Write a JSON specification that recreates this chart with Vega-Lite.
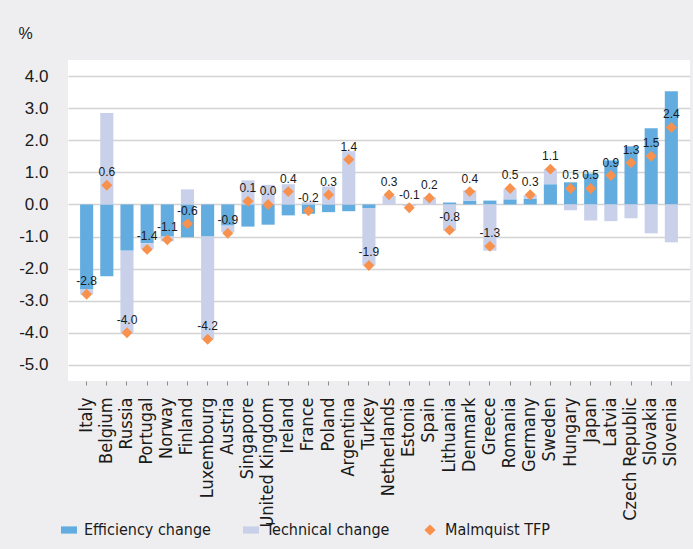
{
  "$schema": "https://vega.github.io/schema/vega-lite/v6.json",
  "width": 622,
  "height": 321,
  "autosize": {"type": "none"},
  "padding": {"left": 68, "top": 60, "right": 3, "bottom": 168},
  "background": "#eeeef0",
  "config": {
    "view": {"fill": "white", "stroke": null},
    "font": "Liberation Sans",
    "locale": {"number": {"decimal": ".", "thousands": ",", "grouping": [3], "currency": ["$", ""], "minus": "-"}},
    "axisY": {
      "grid": true,
      "gridColor": "#d3d3d3",
      "gridWidth": 1.5,
      "domain": false,
      "ticks": false,
      "labelOverlap": false,
      "labelPadding": 20,
      "labelFontSize": 17,
      "labelColor": "#1a1a1a",
      "titleAngle": 0,
      "titleX": -50,
      "titleY": -27,
      "titleAlign": "left",
      "titleBaseline": "middle",
      "titleFontSize": 16,
      "titleFontWeight": "normal",
      "titleColor": "#1a1a1a"
    }
  },
  "data": {
    "values": [
      {"country": "Italy", "Efficiency change": -2.65, "Technical change": -0.15, "tfp": -2.8},
      {"country": "Belgium", "Efficiency change": -2.24, "Technical change": 2.85, "tfp": 0.6},
      {"country": "Russia", "Efficiency change": -1.44, "Technical change": -2.56, "tfp": -4.0},
      {"country": "Portugal", "Efficiency change": -1.21, "Technical change": -0.18, "tfp": -1.4},
      {"country": "Norway", "Efficiency change": -1.0, "Technical change": -0.15, "tfp": -1.1},
      {"country": "Finland", "Efficiency change": -1.02, "Technical change": 0.47, "tfp": -0.6},
      {"country": "Luxembourg", "Efficiency change": -1.0, "Technical change": -3.2, "tfp": -4.2},
      {"country": "Austria", "Efficiency change": -0.66, "Technical change": -0.21, "tfp": -0.9},
      {"country": "Singapore", "Efficiency change": -0.69, "Technical change": 0.75, "tfp": 0.1},
      {"country": "United Kingdom", "Efficiency change": -0.63, "Technical change": 0.61, "tfp": 0.0},
      {"country": "Ireland", "Efficiency change": -0.34, "Technical change": 0.63, "tfp": 0.4},
      {"country": "France", "Efficiency change": -0.29, "Technical change": 0.07, "tfp": -0.2},
      {"country": "Poland", "Efficiency change": -0.24, "Technical change": 0.56, "tfp": 0.3},
      {"country": "Argentina", "Efficiency change": -0.21, "Technical change": 1.66, "tfp": 1.4},
      {"country": "Turkey", "Efficiency change": -0.11, "Technical change": -1.79, "tfp": -1.9},
      {"country": "Netherlands", "Efficiency change": 0.0, "Technical change": 0.27, "tfp": 0.3},
      {"country": "Estonia", "Efficiency change": 0.0, "Technical change": -0.05, "tfp": -0.1},
      {"country": "Spain", "Efficiency change": 0.0, "Technical change": 0.22, "tfp": 0.2},
      {"country": "Lithuania", "Efficiency change": 0.06, "Technical change": -0.81, "tfp": -0.8},
      {"country": "Denmark", "Efficiency change": 0.12, "Technical change": 0.32, "tfp": 0.4},
      {"country": "Greece", "Efficiency change": 0.12, "Technical change": -1.44, "tfp": -1.3},
      {"country": "Romania", "Efficiency change": 0.16, "Technical change": 0.33, "tfp": 0.5},
      {"country": "Germany", "Efficiency change": 0.17, "Technical change": 0.12, "tfp": 0.3},
      {"country": "Sweden", "Efficiency change": 0.63, "Technical change": 0.47, "tfp": 1.1},
      {"country": "Hungary", "Efficiency change": 0.69, "Technical change": -0.18, "tfp": 0.5},
      {"country": "Japan", "Efficiency change": 0.96, "Technical change": -0.5, "tfp": 0.5},
      {"country": "Latvia", "Efficiency change": 1.37, "Technical change": -0.52, "tfp": 0.9},
      {"country": "Czech Republic", "Efficiency change": 1.81, "Technical change": -0.43, "tfp": 1.3},
      {"country": "Slovakia", "Efficiency change": 2.37, "Technical change": -0.9, "tfp": 1.5},
      {"country": "Slovenia", "Efficiency change": 3.53, "Technical change": -1.18, "tfp": 2.4}
    ]
  },
  "encoding": {
    "x": {
      "field": "country",
      "type": "nominal",
      "sort": null,
      "scale": {"paddingInner": 0.35, "paddingOuter": 0.6},
      "axis": {
        "title": null,
        "labelAngle": -90,
        "labelFont": "'DejaVu Sans Condensed', Roboto, sans-serif",
        "labelFontSize": 18,
        "labelColor": "#1a1a1a",
        "labelPadding": 12,
        "tickSize": 4,
        "tickColor": "#8c8c8c",
        "domain": false,
        "grid": false
      }
    }
  },
  "layer": [
    {
      "transform": [{"fold": ["Efficiency change", "Technical change"], "as": ["component", "value"]}],
      "mark": {"type": "bar"},
      "encoding": {
        "y": {
          "field": "value",
          "type": "quantitative",
          "scale": {"domain": [-5.5, 4.5], "nice": false, "zero": false},
          "axis": {"values": [-5, -4, -3, -2, -1, 0, 1, 2, 3, 4], "format": ".1f", "title": "%"}
        },
        "order": {"field": "component", "sort": "ascending"},
        "color": {
          "field": "component",
          "type": "nominal",
          "scale": {
            "domain": ["Efficiency change", "Technical change", "Malmquist TFP"],
            "range": ["#63acdf", "#c9d0ea", "#f7914d"]
          },
          "legend": {
            "title": null,
            "orient": "none",
            "legendX": -7,
            "legendY": 462,
            "direction": "horizontal",
            "symbolSize": 256,
            "symbolStrokeWidth": 0,
            "symbolOpacity": 1,
            "labelFont": "'DejaVu Sans Condensed', Roboto, sans-serif",
            "labelFontSize": 16,
            "labelColor": "#1a1a1a",
            "labelOffset": 7,
            "columnPadding": 32,
            "encode": {
              "symbols": {
                "update": {
                  "shape": {"signal": "datum.label === 'Malmquist TFP' ? 'M0,-0.7L0.7,0L0,0.7L-0.7,0Z' : 'M-1,-0.45H1V0.45H-1Z'"}
                }
              }
            }
          }
        }
      }
    },
    {
      "mark": {"type": "point", "shape": "diamond", "filled": true, "size": 120, "opacity": 1},
      "encoding": {
        "y": {
          "field": "tfp",
          "type": "quantitative",
          "axis": {"values": [-5, -4, -3, -2, -1, 0, 1, 2, 3, 4], "format": ".1f", "title": "%"}
        },
        "color": {"datum": "Malmquist TFP", "type": "nominal"}
      }
    },
    {
      "mark": {"type": "text", "dy": -9, "baseline": "alphabetic", "fontSize": 12, "color": "#1a1a1a"},
      "encoding": {
        "y": {
          "field": "tfp",
          "type": "quantitative",
          "axis": {"values": [-5, -4, -3, -2, -1, 0, 1, 2, 3, 4], "format": ".1f", "title": "%"}
        },
        "text": {"field": "tfp", "type": "quantitative", "format": ".1f"}
      }
    }
  ]
}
———
Exercise instructions ▸ Each line of the material must be retyped exactly, except that images are omitted.

Answer to this exercise ▸
Write a JSON specification that recreates this chart with Vega-Lite.
{
  "$schema": "https://vega.github.io/schema/vega-lite/v6.json",
  "width": 622,
  "height": 321,
  "autosize": {"type": "none"},
  "padding": {"left": 68, "top": 60, "right": 3, "bottom": 168},
  "background": "#eeeef0",
  "config": {
    "view": {"fill": "white", "stroke": null},
    "font": "Liberation Sans",
    "locale": {"number": {"decimal": ".", "thousands": ",", "grouping": [3], "currency": ["$", ""], "minus": "-"}},
    "axisY": {
      "grid": true,
      "gridColor": "#d3d3d3",
      "gridWidth": 1.5,
      "domain": false,
      "ticks": false,
      "labelOverlap": false,
      "labelPadding": 20,
      "labelFontSize": 17,
      "labelColor": "#1a1a1a",
      "titleAngle": 0,
      "titleX": -50,
      "titleY": -27,
      "titleAlign": "left",
      "titleBaseline": "middle",
      "titleFontSize": 16,
      "titleFontWeight": "normal",
      "titleColor": "#1a1a1a"
    }
  },
  "data": {
    "values": [
      {"country": "Italy", "Efficiency change": -2.65, "Technical change": -0.15, "tfp": -2.8},
      {"country": "Belgium", "Efficiency change": -2.24, "Technical change": 2.85, "tfp": 0.6},
      {"country": "Russia", "Efficiency change": -1.44, "Technical change": -2.56, "tfp": -4.0},
      {"country": "Portugal", "Efficiency change": -1.21, "Technical change": -0.18, "tfp": -1.4},
      {"country": "Norway", "Efficiency change": -1.0, "Technical change": -0.15, "tfp": -1.1},
      {"country": "Finland", "Efficiency change": -1.02, "Technical change": 0.47, "tfp": -0.6},
      {"country": "Luxembourg", "Efficiency change": -1.0, "Technical change": -3.2, "tfp": -4.2},
      {"country": "Austria", "Efficiency change": -0.66, "Technical change": -0.21, "tfp": -0.9},
      {"country": "Singapore", "Efficiency change": -0.69, "Technical change": 0.75, "tfp": 0.1},
      {"country": "United Kingdom", "Efficiency change": -0.63, "Technical change": 0.61, "tfp": 0.0},
      {"country": "Ireland", "Efficiency change": -0.34, "Technical change": 0.63, "tfp": 0.4},
      {"country": "France", "Efficiency change": -0.29, "Technical change": 0.07, "tfp": -0.2},
      {"country": "Poland", "Efficiency change": -0.24, "Technical change": 0.56, "tfp": 0.3},
      {"country": "Argentina", "Efficiency change": -0.21, "Technical change": 1.66, "tfp": 1.4},
      {"country": "Turkey", "Efficiency change": -0.11, "Technical change": -1.79, "tfp": -1.9},
      {"country": "Netherlands", "Efficiency change": 0.0, "Technical change": 0.27, "tfp": 0.3},
      {"country": "Estonia", "Efficiency change": 0.0, "Technical change": -0.05, "tfp": -0.1},
      {"country": "Spain", "Efficiency change": 0.0, "Technical change": 0.22, "tfp": 0.2},
      {"country": "Lithuania", "Efficiency change": 0.06, "Technical change": -0.81, "tfp": -0.8},
      {"country": "Denmark", "Efficiency change": 0.12, "Technical change": 0.32, "tfp": 0.4},
      {"country": "Greece", "Efficiency change": 0.12, "Technical change": -1.44, "tfp": -1.3},
      {"country": "Romania", "Efficiency change": 0.16, "Technical change": 0.33, "tfp": 0.5},
      {"country": "Germany", "Efficiency change": 0.17, "Technical change": 0.12, "tfp": 0.3},
      {"country": "Sweden", "Efficiency change": 0.63, "Technical change": 0.47, "tfp": 1.1},
      {"country": "Hungary", "Efficiency change": 0.69, "Technical change": -0.18, "tfp": 0.5},
      {"country": "Japan", "Efficiency change": 0.96, "Technical change": -0.5, "tfp": 0.5},
      {"country": "Latvia", "Efficiency change": 1.37, "Technical change": -0.52, "tfp": 0.9},
      {"country": "Czech Republic", "Efficiency change": 1.81, "Technical change": -0.43, "tfp": 1.3},
      {"country": "Slovakia", "Efficiency change": 2.37, "Technical change": -0.9, "tfp": 1.5},
      {"country": "Slovenia", "Efficiency change": 3.53, "Technical change": -1.18, "tfp": 2.4}
    ]
  },
  "encoding": {
    "x": {
      "field": "country",
      "type": "nominal",
      "sort": null,
      "scale": {"paddingInner": 0.35, "paddingOuter": 0.6},
      "axis": {
        "title": null,
        "labelAngle": -90,
        "labelFont": "'DejaVu Sans Condensed', Roboto, sans-serif",
        "labelFontSize": 18,
        "labelColor": "#1a1a1a",
        "labelPadding": 12,
        "tickSize": 4,
        "tickColor": "#8c8c8c",
        "domain": false,
        "grid": false
      }
    }
  },
  "layer": [
    {
      "transform": [{"fold": ["Efficiency change", "Technical change"], "as": ["component", "value"]}],
      "mark": {"type": "bar"},
      "encoding": {
        "y": {
          "field": "value",
          "type": "quantitative",
          "scale": {"domain": [-5.5, 4.5], "nice": false, "zero": false},
          "axis": {"values": [-5, -4, -3, -2, -1, 0, 1, 2, 3, 4], "format": ".1f", "title": "%"}
        },
        "order": {"field": "component", "sort": "ascending"},
        "color": {
          "field": "component",
          "type": "nominal",
          "scale": {
            "domain": ["Efficiency change", "Technical change", "Malmquist TFP"],
            "range": ["#63acdf", "#c9d0ea", "#f7914d"]
          },
          "legend": {
            "title": null,
            "orient": "none",
            "legendX": -7,
            "legendY": 462,
            "direction": "horizontal",
            "symbolSize": 256,
            "symbolStrokeWidth": 0,
            "symbolOpacity": 1,
            "labelFont": "'DejaVu Sans Condensed', Roboto, sans-serif",
            "labelFontSize": 16,
            "labelColor": "#1a1a1a",
            "labelOffset": 7,
            "columnPadding": 32,
            "encode": {
              "symbols": {
                "update": {
                  "shape": {"signal": "datum.label === 'Malmquist TFP' ? 'M0,-0.7L0.7,0L0,0.7L-0.7,0Z' : 'M-1,-0.45H1V0.45H-1Z'"}
                }
              }
            }
          }
        }
      }
    },
    {
      "mark": {"type": "point", "shape": "diamond", "filled": true, "size": 120, "opacity": 1},
      "encoding": {
        "y": {
          "field": "tfp",
          "type": "quantitative",
          "axis": {"values": [-5, -4, -3, -2, -1, 0, 1, 2, 3, 4], "format": ".1f", "title": "%"}
        },
        "color": {"datum": "Malmquist TFP", "type": "nominal"}
      }
    },
    {
      "mark": {"type": "text", "dy": -9, "baseline": "alphabetic", "fontSize": 12, "color": "#1a1a1a"},
      "encoding": {
        "y": {
          "field": "tfp",
          "type": "quantitative",
          "axis": {"values": [-5, -4, -3, -2, -1, 0, 1, 2, 3, 4], "format": ".1f", "title": "%"}
        },
        "text": {"field": "tfp", "type": "quantitative", "format": ".1f"}
      }
    }
  ]
}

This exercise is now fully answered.